La mise en place de systèmes agricoles plus résilients semble donc indispensable mais pour le moment, les effets environnementaux positifs des transitions n’ont pas de traduction économique à court terme, et les systèmes alternatifs restent très dépendants des aides publiques. La difficulté à augmenter la production française en protéines végétales en est un bon exemple : « malgré leur intérêt agronomique indiscutable et un marché potentiel, leur production n’est en effet pas compétitive », rappelle le CGAAER.

Sécuriser la prise de risque

Un accompagnement mieux adapté et de grande ampleur reste ainsi incontournable pour « absorber » le choc et sécuriser la prise de risques inhérente aux changements. Le CGAAER liste en ce sens une combinaison de leviers : contractualisation entre acteurs économiques, financements complémentaires privés, financements publics (notamment la Pac et des plans d’investissements nationaux), avec l’objectif de rémunérer à leur juste niveau les services environnementaux rendus par l’agriculture.

Pour ce faire, une rénovation de l’accompagnement public sera indispensable, à travers les paiements pour services environnementaux, une fiscalité incitative, ou encore la taxation du carbone.
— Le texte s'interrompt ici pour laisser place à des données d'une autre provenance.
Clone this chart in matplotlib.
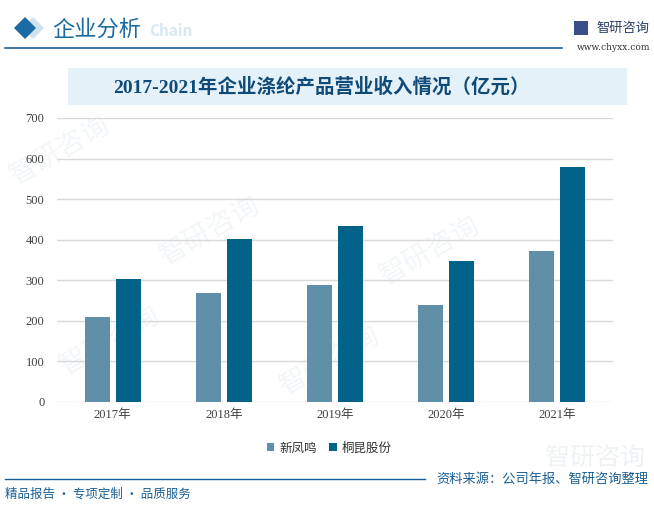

Il faudra mobiliser également l’accompagnement privé, souligne le CGAAER, en parallèle d’un accompagnement technique, au plus près du terrain.

Le changement d’échelle va nécessiter « un accompagnement financier massif de la part des pouvoirs publics, notamment par la réorientation des moyens financiers existants », afin de susciter également un effet levier pour un investissement des acteurs privés, résume le rapport. Au-delà de l’accompagnement, ce changement nécessitera la prise en compte des externalités positives de l’agriculture « et de leur juste rémunération par la société », insiste le CGAAER.